Object-guided contrastive language-image pre-training for zero-shot target recognition

2026-01-28 · Back to index

Smarter Eyes for Crowded Skies and Seas

Modern security and disaster‑response systems rely on cameras in the sky and at sea to spot aircraft, ships, and other critical objects. But teaching computers to tell a fighter jet from a passenger plane, or a warship from a cargo vessel, is surprisingly hard when scenes are cluttered, data are scarce, and new models of equipment keep appearing. This paper introduces OG‑CLIP, a new AI system designed to recognize military and civilian targets it has never been explicitly trained on, by combining large‑scale prior knowledge with a sharper visual focus on the objects that matter most.

Why Traditional AI Misses the Target

Most image recognition systems learn from huge collections of labeled pictures: each image is tied to a fixed list of categories, such as “cat” or “car.” That approach breaks down in specialized domains like defense and remote sensing, where data are sensitive, labeling requires experts, and the variety of equipment is enormous. Newer vision‑language models such as CLIP pair images with short text captions gathered from the web, allowing them to recognize new concepts described in words. Yet in military imagery, these models still struggle: captions are often vague, backgrounds like clouds and waves dominate the pixels, and their internal features are not flexible enough to run efficiently on everything from small drones to powerful servers. OG‑CLIP tackles all three problems head‑on.
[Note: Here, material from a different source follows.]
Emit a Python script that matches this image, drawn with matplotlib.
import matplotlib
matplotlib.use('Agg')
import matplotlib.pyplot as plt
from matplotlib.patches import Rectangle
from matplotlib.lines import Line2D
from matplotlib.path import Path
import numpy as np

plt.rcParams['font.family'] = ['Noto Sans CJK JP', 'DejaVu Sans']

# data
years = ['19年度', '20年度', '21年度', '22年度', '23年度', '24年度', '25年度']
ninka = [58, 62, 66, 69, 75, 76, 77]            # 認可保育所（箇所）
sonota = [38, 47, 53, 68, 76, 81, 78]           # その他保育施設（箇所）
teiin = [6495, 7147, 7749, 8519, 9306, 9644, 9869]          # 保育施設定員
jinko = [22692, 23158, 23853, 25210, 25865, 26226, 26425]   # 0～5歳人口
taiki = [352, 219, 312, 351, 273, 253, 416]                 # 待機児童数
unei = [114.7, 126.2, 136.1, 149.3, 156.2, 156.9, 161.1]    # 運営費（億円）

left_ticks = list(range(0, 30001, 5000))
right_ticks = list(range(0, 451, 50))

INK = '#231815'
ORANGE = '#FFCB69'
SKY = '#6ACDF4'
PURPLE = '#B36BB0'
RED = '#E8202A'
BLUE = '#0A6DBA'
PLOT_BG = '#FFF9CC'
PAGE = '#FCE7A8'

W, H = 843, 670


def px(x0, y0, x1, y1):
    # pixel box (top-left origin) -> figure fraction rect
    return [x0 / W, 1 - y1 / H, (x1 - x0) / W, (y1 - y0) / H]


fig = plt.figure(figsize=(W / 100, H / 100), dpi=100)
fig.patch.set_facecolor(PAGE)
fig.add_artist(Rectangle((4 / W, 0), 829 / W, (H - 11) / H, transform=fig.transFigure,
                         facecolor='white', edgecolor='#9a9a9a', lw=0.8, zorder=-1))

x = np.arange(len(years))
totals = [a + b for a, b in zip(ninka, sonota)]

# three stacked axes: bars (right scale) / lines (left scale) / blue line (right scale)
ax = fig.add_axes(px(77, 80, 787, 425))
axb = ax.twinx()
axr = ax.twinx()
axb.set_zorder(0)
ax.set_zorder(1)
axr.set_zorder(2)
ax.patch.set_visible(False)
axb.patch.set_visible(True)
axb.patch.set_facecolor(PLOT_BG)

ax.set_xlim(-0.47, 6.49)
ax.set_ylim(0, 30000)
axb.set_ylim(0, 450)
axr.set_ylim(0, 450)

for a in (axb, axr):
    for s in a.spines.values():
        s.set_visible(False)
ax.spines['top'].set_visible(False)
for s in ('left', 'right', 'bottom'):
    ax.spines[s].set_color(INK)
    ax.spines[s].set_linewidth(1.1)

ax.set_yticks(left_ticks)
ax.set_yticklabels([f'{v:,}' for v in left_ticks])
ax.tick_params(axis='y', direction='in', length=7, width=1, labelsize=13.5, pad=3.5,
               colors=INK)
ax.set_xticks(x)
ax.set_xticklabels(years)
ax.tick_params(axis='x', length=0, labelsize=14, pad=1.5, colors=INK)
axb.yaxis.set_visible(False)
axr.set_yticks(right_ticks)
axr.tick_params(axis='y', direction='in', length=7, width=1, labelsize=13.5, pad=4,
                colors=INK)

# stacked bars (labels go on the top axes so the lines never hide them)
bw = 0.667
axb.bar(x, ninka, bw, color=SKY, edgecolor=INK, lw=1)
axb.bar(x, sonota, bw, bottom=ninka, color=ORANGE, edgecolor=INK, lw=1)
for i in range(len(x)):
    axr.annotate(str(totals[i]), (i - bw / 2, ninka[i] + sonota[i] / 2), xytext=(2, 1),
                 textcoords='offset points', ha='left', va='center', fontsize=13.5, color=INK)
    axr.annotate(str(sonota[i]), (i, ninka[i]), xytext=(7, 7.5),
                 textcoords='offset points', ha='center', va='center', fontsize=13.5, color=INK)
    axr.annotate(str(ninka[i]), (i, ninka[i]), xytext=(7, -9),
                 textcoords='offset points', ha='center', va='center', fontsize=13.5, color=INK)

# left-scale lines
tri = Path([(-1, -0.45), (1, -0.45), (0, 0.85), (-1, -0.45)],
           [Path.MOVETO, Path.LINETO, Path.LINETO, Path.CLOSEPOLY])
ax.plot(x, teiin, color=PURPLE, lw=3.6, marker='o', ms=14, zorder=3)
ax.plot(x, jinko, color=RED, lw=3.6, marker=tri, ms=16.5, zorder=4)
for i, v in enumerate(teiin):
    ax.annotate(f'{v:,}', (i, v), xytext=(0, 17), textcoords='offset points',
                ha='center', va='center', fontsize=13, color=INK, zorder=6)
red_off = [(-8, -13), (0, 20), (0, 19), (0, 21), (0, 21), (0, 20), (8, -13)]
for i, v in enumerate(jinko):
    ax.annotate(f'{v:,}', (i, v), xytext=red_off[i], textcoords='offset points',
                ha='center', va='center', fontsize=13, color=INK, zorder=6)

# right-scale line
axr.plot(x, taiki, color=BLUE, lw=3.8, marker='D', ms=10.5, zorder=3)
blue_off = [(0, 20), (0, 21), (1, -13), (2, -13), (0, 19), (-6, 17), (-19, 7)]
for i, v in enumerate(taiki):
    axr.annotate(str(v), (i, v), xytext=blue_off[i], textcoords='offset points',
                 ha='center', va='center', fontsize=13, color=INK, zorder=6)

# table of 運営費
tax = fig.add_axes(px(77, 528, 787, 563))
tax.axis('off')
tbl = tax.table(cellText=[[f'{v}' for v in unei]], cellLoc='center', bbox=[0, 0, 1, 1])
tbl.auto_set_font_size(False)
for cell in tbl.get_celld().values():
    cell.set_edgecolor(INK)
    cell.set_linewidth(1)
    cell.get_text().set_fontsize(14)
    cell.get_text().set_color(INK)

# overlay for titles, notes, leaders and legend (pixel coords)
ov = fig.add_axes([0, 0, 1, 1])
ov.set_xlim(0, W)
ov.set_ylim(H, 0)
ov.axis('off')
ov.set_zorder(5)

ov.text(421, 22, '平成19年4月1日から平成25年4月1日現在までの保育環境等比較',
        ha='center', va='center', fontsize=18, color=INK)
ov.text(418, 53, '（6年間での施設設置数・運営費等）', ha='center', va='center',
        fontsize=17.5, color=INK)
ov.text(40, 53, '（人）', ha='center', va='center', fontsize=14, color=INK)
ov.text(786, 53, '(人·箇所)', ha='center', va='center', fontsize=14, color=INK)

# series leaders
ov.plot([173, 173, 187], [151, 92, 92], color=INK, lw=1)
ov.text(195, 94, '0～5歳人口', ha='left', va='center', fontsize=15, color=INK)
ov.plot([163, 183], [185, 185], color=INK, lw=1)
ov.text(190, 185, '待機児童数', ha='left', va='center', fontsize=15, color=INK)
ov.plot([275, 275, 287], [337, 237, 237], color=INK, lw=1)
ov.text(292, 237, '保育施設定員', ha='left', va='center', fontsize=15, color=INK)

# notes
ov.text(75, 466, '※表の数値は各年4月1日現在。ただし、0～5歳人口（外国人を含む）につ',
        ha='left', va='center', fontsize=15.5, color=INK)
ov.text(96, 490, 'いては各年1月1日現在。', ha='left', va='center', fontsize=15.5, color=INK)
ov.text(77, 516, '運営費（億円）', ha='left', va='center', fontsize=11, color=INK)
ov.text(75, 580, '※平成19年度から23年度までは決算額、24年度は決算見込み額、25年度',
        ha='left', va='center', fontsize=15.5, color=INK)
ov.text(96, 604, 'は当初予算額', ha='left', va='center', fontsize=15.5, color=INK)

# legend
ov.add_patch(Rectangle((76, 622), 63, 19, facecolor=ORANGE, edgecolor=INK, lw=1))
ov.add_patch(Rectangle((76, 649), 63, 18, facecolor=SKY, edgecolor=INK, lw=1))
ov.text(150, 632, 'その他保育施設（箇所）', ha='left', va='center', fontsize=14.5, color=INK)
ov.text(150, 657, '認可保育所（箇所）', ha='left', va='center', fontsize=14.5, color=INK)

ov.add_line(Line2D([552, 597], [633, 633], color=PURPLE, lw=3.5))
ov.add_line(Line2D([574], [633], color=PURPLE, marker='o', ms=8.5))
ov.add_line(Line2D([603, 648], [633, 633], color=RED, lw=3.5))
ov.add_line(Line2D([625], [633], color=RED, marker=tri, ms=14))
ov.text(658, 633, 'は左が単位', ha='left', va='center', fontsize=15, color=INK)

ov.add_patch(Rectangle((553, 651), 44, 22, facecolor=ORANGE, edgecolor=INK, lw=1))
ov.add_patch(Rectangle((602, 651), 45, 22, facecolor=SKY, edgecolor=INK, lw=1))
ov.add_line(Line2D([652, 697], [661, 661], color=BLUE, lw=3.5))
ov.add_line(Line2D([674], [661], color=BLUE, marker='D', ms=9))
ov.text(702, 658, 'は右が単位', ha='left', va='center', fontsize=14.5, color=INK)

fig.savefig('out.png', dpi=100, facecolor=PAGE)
Building a Knowledge‑Rich Training World

The first ingredient of OG‑CLIP is a carefully engineered training universe. The authors assembled a database of 5,000 types of targets—ranging from fighters and bombers to warships and civilian aircraft—and organized them into a detailed knowledge graph. Each entry includes structured facts such as range, weight, and weapon configuration, drawn from public defense references, encyclopedias, and technical documents. They then collected about one million images using public datasets, web search, older in‑house archives, and even simulated scenes from game engines. To keep the data trustworthy, they clustered images using an existing model to spot outliers, followed up with expert review, and filtered out bad labels. Finally, they used advanced language‑vision tools to turn the knowledge graph into rich, natural‑language descriptions of each image, so the system learns not just “this is a jet,” but “a single‑aisle aircraft with upward‑curving winglets” or “a stealth bomber with a flying‑wing shape.”
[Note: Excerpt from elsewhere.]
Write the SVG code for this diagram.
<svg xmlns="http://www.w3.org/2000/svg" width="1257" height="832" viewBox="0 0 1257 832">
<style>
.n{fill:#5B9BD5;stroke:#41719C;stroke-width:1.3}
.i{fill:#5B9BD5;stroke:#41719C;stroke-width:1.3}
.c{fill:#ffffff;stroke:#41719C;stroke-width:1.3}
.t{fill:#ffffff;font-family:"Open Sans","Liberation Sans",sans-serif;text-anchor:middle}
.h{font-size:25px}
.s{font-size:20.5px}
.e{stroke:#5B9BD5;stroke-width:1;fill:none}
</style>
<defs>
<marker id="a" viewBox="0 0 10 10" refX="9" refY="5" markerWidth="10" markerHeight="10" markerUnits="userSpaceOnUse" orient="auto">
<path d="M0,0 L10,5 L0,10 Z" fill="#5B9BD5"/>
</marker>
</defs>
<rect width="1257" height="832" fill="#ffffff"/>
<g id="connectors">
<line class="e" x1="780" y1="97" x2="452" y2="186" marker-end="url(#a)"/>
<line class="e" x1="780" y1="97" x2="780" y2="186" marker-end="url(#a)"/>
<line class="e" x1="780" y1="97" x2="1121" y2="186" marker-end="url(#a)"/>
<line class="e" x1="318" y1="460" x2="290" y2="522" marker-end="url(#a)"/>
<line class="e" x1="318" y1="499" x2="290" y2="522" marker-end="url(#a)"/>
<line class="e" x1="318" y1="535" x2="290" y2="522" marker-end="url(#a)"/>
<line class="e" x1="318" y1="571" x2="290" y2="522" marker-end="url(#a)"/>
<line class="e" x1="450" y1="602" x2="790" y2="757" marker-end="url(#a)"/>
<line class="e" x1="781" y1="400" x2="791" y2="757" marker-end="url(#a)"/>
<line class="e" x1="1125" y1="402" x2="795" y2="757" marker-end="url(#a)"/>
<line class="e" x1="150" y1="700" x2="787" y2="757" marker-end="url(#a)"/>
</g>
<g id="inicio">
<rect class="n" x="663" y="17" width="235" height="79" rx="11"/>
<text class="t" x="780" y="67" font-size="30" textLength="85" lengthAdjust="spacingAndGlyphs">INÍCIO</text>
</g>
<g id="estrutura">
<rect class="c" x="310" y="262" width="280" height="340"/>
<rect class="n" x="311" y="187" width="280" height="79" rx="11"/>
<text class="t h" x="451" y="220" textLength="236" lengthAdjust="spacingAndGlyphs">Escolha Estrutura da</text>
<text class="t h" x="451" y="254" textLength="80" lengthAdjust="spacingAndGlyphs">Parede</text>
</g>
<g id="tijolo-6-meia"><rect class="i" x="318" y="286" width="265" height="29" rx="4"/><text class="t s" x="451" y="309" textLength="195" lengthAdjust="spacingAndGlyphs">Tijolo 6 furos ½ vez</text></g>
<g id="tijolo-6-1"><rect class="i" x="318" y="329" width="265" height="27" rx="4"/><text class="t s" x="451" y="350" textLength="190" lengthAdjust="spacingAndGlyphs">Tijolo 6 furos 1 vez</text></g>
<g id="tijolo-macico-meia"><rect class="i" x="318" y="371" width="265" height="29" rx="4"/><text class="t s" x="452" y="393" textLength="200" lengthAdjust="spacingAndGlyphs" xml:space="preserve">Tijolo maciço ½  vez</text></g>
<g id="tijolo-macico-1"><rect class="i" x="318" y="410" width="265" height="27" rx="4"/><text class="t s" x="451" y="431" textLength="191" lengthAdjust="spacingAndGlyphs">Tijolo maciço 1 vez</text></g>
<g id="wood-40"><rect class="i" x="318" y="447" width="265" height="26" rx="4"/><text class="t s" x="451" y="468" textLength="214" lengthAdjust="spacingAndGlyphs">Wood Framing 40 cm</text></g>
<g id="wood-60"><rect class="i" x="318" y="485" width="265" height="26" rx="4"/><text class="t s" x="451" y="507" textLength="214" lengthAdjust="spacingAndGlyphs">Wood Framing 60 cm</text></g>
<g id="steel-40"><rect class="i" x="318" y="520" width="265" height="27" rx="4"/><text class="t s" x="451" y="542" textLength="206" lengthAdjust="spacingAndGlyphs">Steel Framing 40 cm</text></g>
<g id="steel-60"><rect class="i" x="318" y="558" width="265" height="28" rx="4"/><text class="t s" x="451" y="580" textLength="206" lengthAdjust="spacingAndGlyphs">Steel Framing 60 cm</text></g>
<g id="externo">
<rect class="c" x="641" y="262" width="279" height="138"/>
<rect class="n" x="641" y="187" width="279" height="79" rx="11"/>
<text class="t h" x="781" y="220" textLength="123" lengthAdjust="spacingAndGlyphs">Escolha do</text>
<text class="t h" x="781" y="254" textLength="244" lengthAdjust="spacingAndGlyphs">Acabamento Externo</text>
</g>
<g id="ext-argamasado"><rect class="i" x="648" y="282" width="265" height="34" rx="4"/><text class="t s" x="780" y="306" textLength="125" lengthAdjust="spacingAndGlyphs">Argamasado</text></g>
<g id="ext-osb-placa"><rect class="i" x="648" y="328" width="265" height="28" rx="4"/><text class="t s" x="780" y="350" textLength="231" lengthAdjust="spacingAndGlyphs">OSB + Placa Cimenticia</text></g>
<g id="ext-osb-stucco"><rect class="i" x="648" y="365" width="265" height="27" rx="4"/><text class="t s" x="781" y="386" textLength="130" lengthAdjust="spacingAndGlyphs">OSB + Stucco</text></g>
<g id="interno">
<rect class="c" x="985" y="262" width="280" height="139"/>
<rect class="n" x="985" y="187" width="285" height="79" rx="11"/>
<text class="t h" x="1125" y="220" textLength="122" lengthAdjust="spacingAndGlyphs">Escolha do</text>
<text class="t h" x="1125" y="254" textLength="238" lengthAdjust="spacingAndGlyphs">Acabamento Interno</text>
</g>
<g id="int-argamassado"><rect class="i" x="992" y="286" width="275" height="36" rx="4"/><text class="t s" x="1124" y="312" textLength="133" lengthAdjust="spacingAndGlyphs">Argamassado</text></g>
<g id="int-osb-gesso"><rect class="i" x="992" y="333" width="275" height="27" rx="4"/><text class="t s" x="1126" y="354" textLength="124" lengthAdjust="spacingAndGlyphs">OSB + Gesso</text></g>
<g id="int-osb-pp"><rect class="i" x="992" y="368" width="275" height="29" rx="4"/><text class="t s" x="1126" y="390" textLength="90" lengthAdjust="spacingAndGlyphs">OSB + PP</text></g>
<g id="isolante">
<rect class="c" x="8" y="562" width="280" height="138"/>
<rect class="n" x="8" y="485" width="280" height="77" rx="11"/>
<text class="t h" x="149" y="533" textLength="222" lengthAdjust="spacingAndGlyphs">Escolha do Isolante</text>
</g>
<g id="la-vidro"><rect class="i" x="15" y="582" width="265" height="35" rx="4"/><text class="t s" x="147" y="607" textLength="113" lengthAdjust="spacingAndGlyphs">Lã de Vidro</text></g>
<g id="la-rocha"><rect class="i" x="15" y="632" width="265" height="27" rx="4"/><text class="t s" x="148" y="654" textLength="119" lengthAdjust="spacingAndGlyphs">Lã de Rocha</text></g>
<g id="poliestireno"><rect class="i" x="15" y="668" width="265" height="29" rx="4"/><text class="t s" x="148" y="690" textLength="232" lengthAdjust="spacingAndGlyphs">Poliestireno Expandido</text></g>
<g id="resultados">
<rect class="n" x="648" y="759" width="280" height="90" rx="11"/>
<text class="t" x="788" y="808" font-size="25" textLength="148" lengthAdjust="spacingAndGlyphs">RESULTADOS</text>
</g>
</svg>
Teaching the Model to Ignore the Noise

A second innovation lies in where the model looks. In many satellite or aerial pictures, the actual ship or aircraft occupies only a small patch, surrounded by distracting sky, sea, or terrain. OG‑CLIP adds a region‑of‑interest (ROI) module that mimics how a human would glance at the key object rather than the whole frame. A state‑of‑the‑art segmentation tool automatically outlines likely objects in the image, producing soft masks that highlight the target and dim the background. These masks are fed, alongside the original image, into the visual backbone of the model, so that its attention naturally concentrates on distinctive features like wing shape, deck layout, or hull silhouette. This plug‑in design can be added to existing systems without rewriting their core architecture, giving them a more “object‑guided” gaze.
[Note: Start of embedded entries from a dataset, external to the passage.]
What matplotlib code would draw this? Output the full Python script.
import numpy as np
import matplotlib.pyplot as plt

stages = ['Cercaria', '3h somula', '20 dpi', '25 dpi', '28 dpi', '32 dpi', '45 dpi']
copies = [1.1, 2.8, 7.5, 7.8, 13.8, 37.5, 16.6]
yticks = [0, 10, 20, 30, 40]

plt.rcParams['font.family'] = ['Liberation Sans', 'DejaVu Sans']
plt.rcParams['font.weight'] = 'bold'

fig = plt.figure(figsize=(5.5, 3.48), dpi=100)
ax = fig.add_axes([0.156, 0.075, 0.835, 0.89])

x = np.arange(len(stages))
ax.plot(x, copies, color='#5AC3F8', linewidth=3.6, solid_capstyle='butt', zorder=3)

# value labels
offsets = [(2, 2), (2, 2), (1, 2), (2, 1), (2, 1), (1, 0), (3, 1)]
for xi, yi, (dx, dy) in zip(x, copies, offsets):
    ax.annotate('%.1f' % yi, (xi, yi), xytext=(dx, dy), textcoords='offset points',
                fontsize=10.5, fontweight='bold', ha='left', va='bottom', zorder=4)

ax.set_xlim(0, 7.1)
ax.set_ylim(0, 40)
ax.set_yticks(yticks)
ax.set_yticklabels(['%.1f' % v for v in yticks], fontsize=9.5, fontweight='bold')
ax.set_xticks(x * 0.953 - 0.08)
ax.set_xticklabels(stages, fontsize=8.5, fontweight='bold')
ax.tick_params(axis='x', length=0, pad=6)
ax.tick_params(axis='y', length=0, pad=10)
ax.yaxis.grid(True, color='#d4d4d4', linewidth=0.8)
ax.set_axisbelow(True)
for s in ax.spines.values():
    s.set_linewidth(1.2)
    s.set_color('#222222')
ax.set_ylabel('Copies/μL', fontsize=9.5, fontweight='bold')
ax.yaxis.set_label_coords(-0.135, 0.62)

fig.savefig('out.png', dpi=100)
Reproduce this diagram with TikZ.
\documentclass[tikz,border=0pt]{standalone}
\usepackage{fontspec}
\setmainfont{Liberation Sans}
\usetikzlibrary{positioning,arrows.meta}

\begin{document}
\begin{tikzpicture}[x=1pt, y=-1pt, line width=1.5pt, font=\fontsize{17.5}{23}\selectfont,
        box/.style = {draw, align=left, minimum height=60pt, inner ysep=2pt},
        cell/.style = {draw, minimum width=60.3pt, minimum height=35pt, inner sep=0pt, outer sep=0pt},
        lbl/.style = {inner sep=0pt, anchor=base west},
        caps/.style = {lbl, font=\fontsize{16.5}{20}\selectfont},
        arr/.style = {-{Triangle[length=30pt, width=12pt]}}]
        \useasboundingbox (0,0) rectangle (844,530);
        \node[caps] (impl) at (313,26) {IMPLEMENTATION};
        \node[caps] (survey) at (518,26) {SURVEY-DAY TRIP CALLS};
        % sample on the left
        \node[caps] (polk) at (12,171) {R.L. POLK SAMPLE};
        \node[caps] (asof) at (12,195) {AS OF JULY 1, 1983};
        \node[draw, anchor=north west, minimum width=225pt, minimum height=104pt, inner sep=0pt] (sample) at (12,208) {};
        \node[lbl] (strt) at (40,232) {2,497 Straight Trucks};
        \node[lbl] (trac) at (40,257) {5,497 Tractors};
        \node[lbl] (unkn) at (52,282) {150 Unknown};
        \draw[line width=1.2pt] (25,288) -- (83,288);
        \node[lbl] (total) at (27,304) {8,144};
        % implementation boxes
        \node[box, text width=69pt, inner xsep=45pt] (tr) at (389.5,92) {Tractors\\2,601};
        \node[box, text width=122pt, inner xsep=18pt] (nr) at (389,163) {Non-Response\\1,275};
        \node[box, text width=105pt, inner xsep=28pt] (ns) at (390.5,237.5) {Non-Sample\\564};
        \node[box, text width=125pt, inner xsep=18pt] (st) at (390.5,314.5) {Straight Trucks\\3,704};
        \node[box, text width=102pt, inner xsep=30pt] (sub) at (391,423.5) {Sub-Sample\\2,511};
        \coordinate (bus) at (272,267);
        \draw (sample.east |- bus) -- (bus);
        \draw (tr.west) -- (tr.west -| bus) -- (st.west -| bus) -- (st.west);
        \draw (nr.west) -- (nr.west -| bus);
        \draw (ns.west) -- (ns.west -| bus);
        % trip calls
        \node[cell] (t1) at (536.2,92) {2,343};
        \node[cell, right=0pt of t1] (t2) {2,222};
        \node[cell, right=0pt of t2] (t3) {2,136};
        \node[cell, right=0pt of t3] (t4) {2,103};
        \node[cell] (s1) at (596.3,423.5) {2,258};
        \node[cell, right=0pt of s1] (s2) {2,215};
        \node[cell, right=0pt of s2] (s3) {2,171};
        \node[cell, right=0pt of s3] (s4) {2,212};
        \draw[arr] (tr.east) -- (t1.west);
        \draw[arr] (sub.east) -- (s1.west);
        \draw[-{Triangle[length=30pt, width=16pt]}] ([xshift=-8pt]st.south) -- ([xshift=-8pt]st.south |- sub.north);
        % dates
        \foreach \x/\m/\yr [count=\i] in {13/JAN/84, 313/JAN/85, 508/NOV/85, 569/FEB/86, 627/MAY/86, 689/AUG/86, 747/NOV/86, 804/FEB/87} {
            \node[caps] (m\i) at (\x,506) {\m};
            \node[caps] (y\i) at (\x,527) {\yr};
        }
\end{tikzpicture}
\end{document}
Adapting Detail to the Hardware

The third piece addresses a practical but crucial concern: not all devices can afford the same level of detail. A satellite ground station might process rich, high‑dimensional features, while a small drone needs faster, lighter computations. Traditional methods fix a single feature size, or train several separate models for different sizes. OG‑CLIP instead uses a “Matryoshka” style of representation, packing information at multiple levels of detail into one vector, like nested dolls. The system can slice off shorter or longer portions of this vector—coarser or finer descriptions of what is in the image—without retraining. A weighting mechanism encourages each level to keep the most useful information for classification, and an extra loss term nudges the levels to stay semantically consistent with one another.

How Well Does It Work in Practice?

To test OG‑CLIP, the researchers built a challenging evaluation set of 99 target categories, including 51 types of military aircraft, 29 types of warships, and 19 civilian or mixed targets. Crucially, none of these categories appears in the training data, so the system must rely on its learned understanding of language and visual patterns—a “zero‑shot” test. Compared with several strong CLIP‑based baselines, OG‑CLIP improved mean accuracy by more than 11 percentage points, reaching 84.28 percent overall. It performed especially well on crowded, complex scenes and on fine distinctions between similar models, such as different fighter jets, where the ROI module and knowledge‑rich descriptions gave it a clear edge. Ablation studies showed that each component—the knowledge‑graph data, the ROI focus, and the adaptive representations—contributed measurable gains.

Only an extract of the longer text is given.